The program was inter-disciplinary combining the study of the politics, society, and history of Southeastern Europe. The BSS 2003 topics included: the role of ideologies in politics; Enlightenment, the French Revolution and Southeastern Europe; the failure of Liberalism?; Socialism in Southeastern Europe; and Modernity and Modernization in Southeastern Europe-The case of Kemalist Turkey. The following distinguished faculty from Europe and the United States conducted the BSS 2003 program: Stathis Kalyvas, University of Chicago; Halil Berktay, Sabanci University; Paschalis Kitromilidis, University of Athens; Milan Protic, Vice-president of the Christian Democratic Party of FRY; and Ahmet Evin, Sabanci University. The program was coordinated by Larry Wolff, professor of History at Boston College.

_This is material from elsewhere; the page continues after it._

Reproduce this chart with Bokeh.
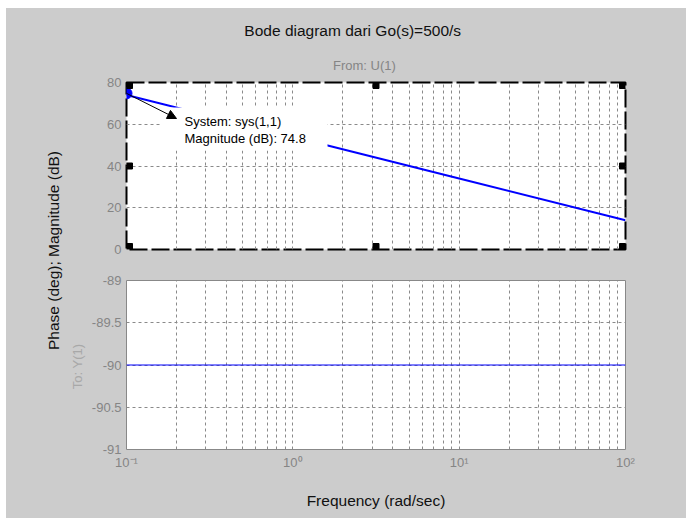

The Contemporary Ethnomusicological and Anthropological Issues in Perspective: Ethnographic Reflexivity and the Study of Music Cultures in the Balkan and Eastern Mediterranean Region program was an advanced seminar in which salient issues of contemporary ethnomusicology and cultural anthropology were examined in reflexive and dialogical perspective. The ethnographic focus was on the music cultures of the Balkan peninsula and the circum-Eastern Mediterranean area. The seminar was not an area studies activity, but rather an experiment in dialogue and reflexivity, based on the juxtaposition of ethnomusicological and anthropological, theory and ethnography.

This program was taught by distinguished scholars and academics, with a theoretical and ethnographic expertise in the topic of the seminar as well as a mixed educational and cultural background, including Donna Buchanan (Bulgaria, Balkans, music and symbol, aesthetics, power, cosmology, identity), Svanibor Pettan (Croatia, Kosovo, Slovenia, Gypsies, minorities, nationalism, multiculturalism), Sonia Seeman (Turkey, Balkans, Near East and Mediterranean, Roma groups, ethnicity and identity,performance studies, ritual, gender, politics of recording, globalism, minorities), Daphne Tragaki (Greece, Balkans, Eastern Mediterranean, contemporary Greek music, musical ethnography, urban music culture) and Pavlos Kavouras (Greece, Balkans, Eastern Mediterranean, phenomenological hermeneutics, musical performance and performative ethnography, ethnographic biography, dialogical folk singing in Greece).